Philippines Raises $1 Billion as Global Peso Bond Sale Draws Strong Demand
The Philippines raised $1 billion from its first global sale of peso-denominated bonds, helping the nation fund a record budget deficit.
The 4.95 percent notes due January 2021 were priced to yield 5 percent, the Finance Ministry said in a statement. Citigroup Inc. and Deutsche Bank AG were the global coordinators for the sale. Credit Suisse Group AG, Goldman Sachs Group Inc., HSBC Holdings Plc and JPMorgan Chase & Co. were also arrangers.
“The Peso Global Bond is expected to enhance the government’s debt investor profile while paving the way for greater participation by offshore investors in the Philippine capital markets,” Treasurer Roberto Tan said in the statement.
Developing-nation issuers sold $1.8 billion of local- currency debt in overseas markets this year, the most since the same period in 2007, data compiled by Bloomberg show. The peso bonds will be popular as they are exempt from 20 percent tax on interest and because Asian currencies are rising, Union Investment and Erste Sparinvest KAG said before the sale.
Bids exceeded $7 billion, according to two people with knowledge of the issuance, who asked not to be identified because the details are private.
“Make no mistake there’s enough global emerging-markets money that is not invested in this market,” said Kenneth Akintewe, a Singapore-based investment manager at Aberdeen Asset Management Plc, which oversees $246 billion globally. He described it as a "red-hot issue."
Asia-based investors bought 37.1 percent of the offering, with U.S. bidders taking 32.6 percent and the remainder going to Europeans, the government said.
President Benigno Aquino’s administration, which projected a deficit of 325 billion pesos ($7.4 billion) this year, is seeking to improve the nation’s finances by reducing borrowing costs. Finance Secretary Cesar Purisima said this month the 2011 shortfall may shrink to 226 billion pesos, or 2.5 percent of gross domestic product, if the economy expands 7 percent.
“The sentiment for the Philippines is positive” as proven by the rising peso and stocks, Purisima told reporters.
Colombia sold $1.3 billion of local currency bonds in international markets this year. Chile sold $520 million of 10- year bonds in pesos at 5.5 percent on July 30, about 60 basis points, or $24 million, less than the cost of borrowing locally, Finance Minister Felipe Larrain said.
The Philippines plans to raise the equivalent of 193 billion pesos from overseas debt sales this year, Treasurer Tan said last month. The government sold $1.5 billion of dollar- denominated bonds and 100 billion yen ($1.2 billion) of Samurai notes in the first quarter.

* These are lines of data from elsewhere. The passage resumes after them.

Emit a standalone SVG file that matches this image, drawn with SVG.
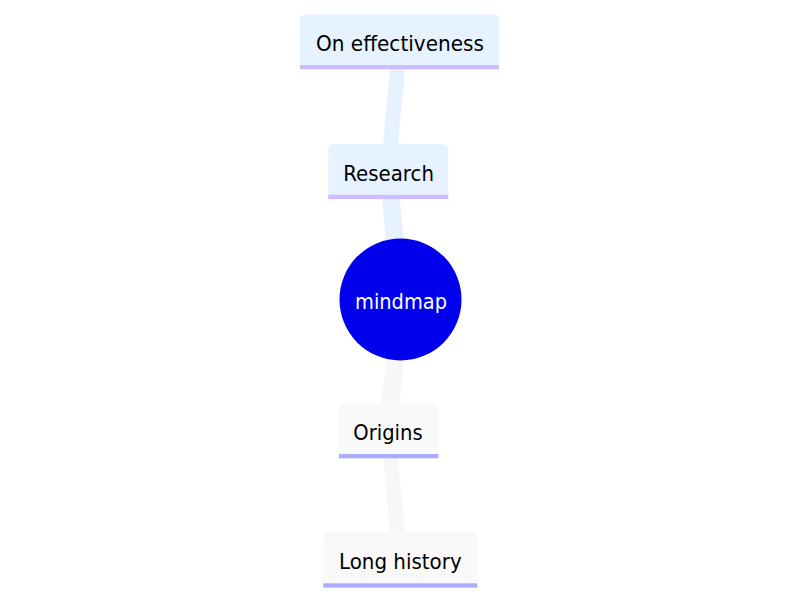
<svg xmlns="http://www.w3.org/2000/svg" width="800" height="600" viewBox="0 0 800 600">
<style>
.lbl{font-family:"DejaVu Sans","Liberation Sans",sans-serif;font-size:21.5px;fill:#000;text-anchor:middle}
.root{font-family:"DejaVu Sans","Liberation Sans",sans-serif;font-size:21.5px;fill:#fff;text-anchor:middle}
.blue{fill:#e6f2ff}
.grey{fill:#f9f9f9}
.barb{fill:#cdbcff}
.barg{fill:#aaaaff}
.eb{stroke:#e6f2ff;fill:none}
.eg{stroke:#f7f7f7;fill:none}
</style>
<rect width="800" height="600" fill="#fff"/>
<g id="edges">
<line class="eb" x1="401" y1="300" x2="388" y2="171" stroke-width="18"/>
<line class="eb" x1="388" y1="171" x2="400" y2="42" stroke-width="15"/>
<line class="eg" x1="401" y1="300" x2="388" y2="430" stroke-width="18"/>
<line class="eg" x1="388" y1="430" x2="400" y2="560" stroke-width="15"/>
</g>
<g id="node-on-effectiveness">
<path class="blue" d="M300,69 V19.5 a5,5 0 0 1 5,-5 H494 a5,5 0 0 1 5,5 V69 Z"/>
<rect class="barb" x="300" y="65" width="199" height="4.3"/>
<text class="lbl" x="400" y="50.5" textLength="168" lengthAdjust="spacingAndGlyphs">On effectiveness</text>
</g>
<g id="node-research">
<path class="blue" d="M328.3,199 V149.3 a5,5 0 0 1 5,-5 H443.3 a5,5 0 0 1 5,5 V199 Z"/>
<rect class="barb" x="328.3" y="194.8" width="120" height="4.3"/>
<text class="lbl" x="388.6" y="180.7" textLength="90.7" lengthAdjust="spacingAndGlyphs">Research</text>
</g>
<g id="node-mindmap">
<circle cx="400.5" cy="299.5" r="61" fill="#0000ec"/>
<text class="root" x="401" y="308.5" textLength="92" lengthAdjust="spacingAndGlyphs">mindmap</text>
</g>
<g id="node-origins">
<path class="grey" d="M339,458.3 V408.3 a5,5 0 0 1 5,-5 H433.3 a5,5 0 0 1 5,5 V458.3 Z"/>
<rect class="barg" x="339" y="454" width="99.3" height="4.3"/>
<text class="lbl" x="388" y="440" textLength="69.3" lengthAdjust="spacingAndGlyphs">Origins</text>
</g>
<g id="node-long-history">
<path class="grey" d="M323.3,587.6 V537.3 a5,5 0 0 1 5,-5 H472.3 a5,5 0 0 1 5,5 V587.6 Z"/>
<rect class="barg" x="323.3" y="583.3" width="154" height="4.3"/>
<text class="lbl" x="400.3" y="568.5" textLength="122.7" lengthAdjust="spacingAndGlyphs">Long history</text>
</g>
</svg>
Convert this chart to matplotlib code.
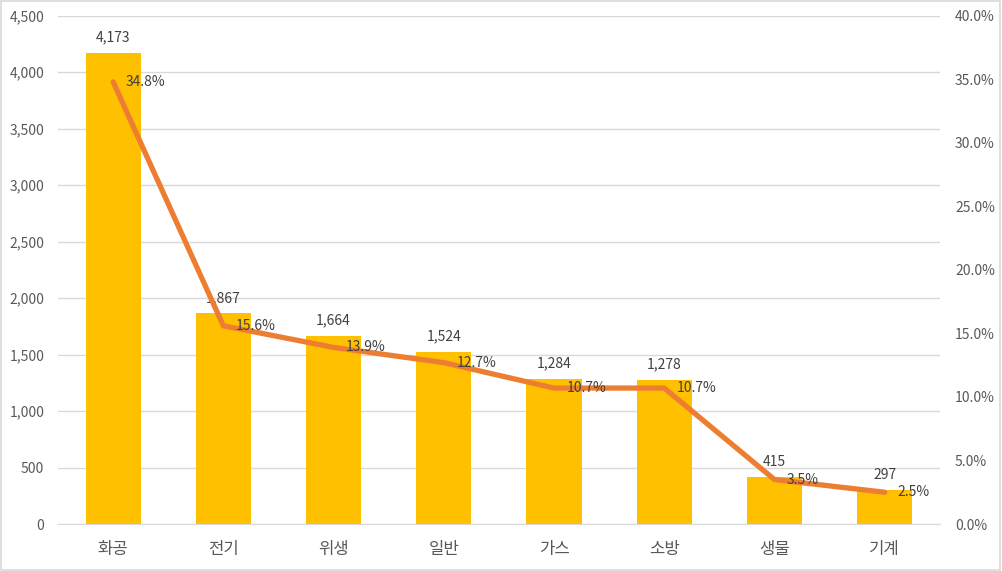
import matplotlib
matplotlib.use("Agg")
import matplotlib.pyplot as plt
from matplotlib.ticker import FuncFormatter, MultipleLocator
from matplotlib.patches import Rectangle

plt.rcParams['font.family'] = ['Noto Sans CJK KR', 'DejaVu Sans']

categories = ['화공', '전기', '위생', '일반', '가스', '소방', '생물', '기계']
counts = [4173, 1867, 1664, 1524, 1284, 1278, 415, 297]
shares = [34.8, 15.6, 13.9, 12.7, 10.7, 10.7, 3.5, 2.5]

bar_color = '#FFC000'
line_color = '#ED7D31'
text_color = '#404040'
tick_color = '#595959'
grid_color = '#D9D9D9'

fig = plt.figure(figsize=(10.02, 5.71), dpi=100)
ax = fig.add_axes([0.0579, 0.0823, 0.880, 0.890])
ax2 = ax.twinx()

x = list(range(len(categories)))
ax.bar(x, counts, width=0.5, color=bar_color, zorder=2)
ax.set_xlim(-0.5, len(categories) - 0.5)
ax.set_ylim(0, 4500)
ax.yaxis.set_major_locator(MultipleLocator(500))
ax.yaxis.set_major_formatter(FuncFormatter(lambda v, p: f"{int(v):,}"))
ax.grid(axis='y', color=grid_color, linewidth=1, zorder=0)
ax.set_axisbelow(True)
ax.set_xticks(x)
ax.set_xticklabels(categories, fontsize=12, color=tick_color)
ax.tick_params(axis='x', length=0, pad=12)
ax.tick_params(axis='y', length=0, labelsize=10, labelcolor=tick_color, pad=10)
for s in ax.spines.values():
    s.set_visible(False)
ax.spines['bottom'].set_visible(True)
ax.spines['bottom'].set_color(grid_color)

for xi, c in zip(x, counts):
    ax.annotate(f"{c:,}", (xi, c), xytext=(0, 6), textcoords='offset points',
                ha='center', va='bottom', fontsize=10, color=text_color, zorder=5)

ax2.plot(x, shares, color=line_color, linewidth=3.8, solid_capstyle='round', zorder=3)
ax2.set_ylim(0, 40)
ax2.yaxis.set_major_locator(MultipleLocator(5))
ax2.yaxis.set_major_formatter(FuncFormatter(lambda v, p: f"{v:.1f}%"))
ax2.tick_params(axis='y', length=0, labelsize=10, labelcolor=tick_color, pad=11)
for s in ax2.spines.values():
    s.set_visible(False)
for xi, s in zip(x, shares):
    ax2.annotate(f"{s:.1f}%", (xi, s), xytext=(9, 0), textcoords='offset points',
                 ha='left', va='center', fontsize=10, color=text_color, zorder=5)

fig.patches.append(Rectangle((0.001, 0.002), 0.997, 0.996, transform=fig.transFigure,
                             fill=False, edgecolor='#D9D9D9', linewidth=1.2))

fig.savefig('out.png', dpi=100)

The government has plans to issue dollar bonds due in more than 10 years in exchange for shorter-dated debt, Tan said last month. The government had tapped Citigroup, HSBC and UBS AG for the exchange, a government official said this week.
Aquino plans to invest 200 billion pesos building roads, railways and ports to achieve the fastest economic growth in three decades by 2011 and catch up with Indonesia’s credit rating. The Philippines’ long-term foreign-currency debt ratings are Ba3 at Moody’s Investors Service and BB- at Standard & Poor’s, three levels below investment grade. Indonesia is rated one level higher at both Moody’s and S&P.
The Philippine budget deficit widened to 229.4 billion pesos in the first seven months, or 70.6 percent of the full- year target. The government has cut back on travel and training to limit spending and rein in the deficit, Budget Secretary Butch Abad said this month.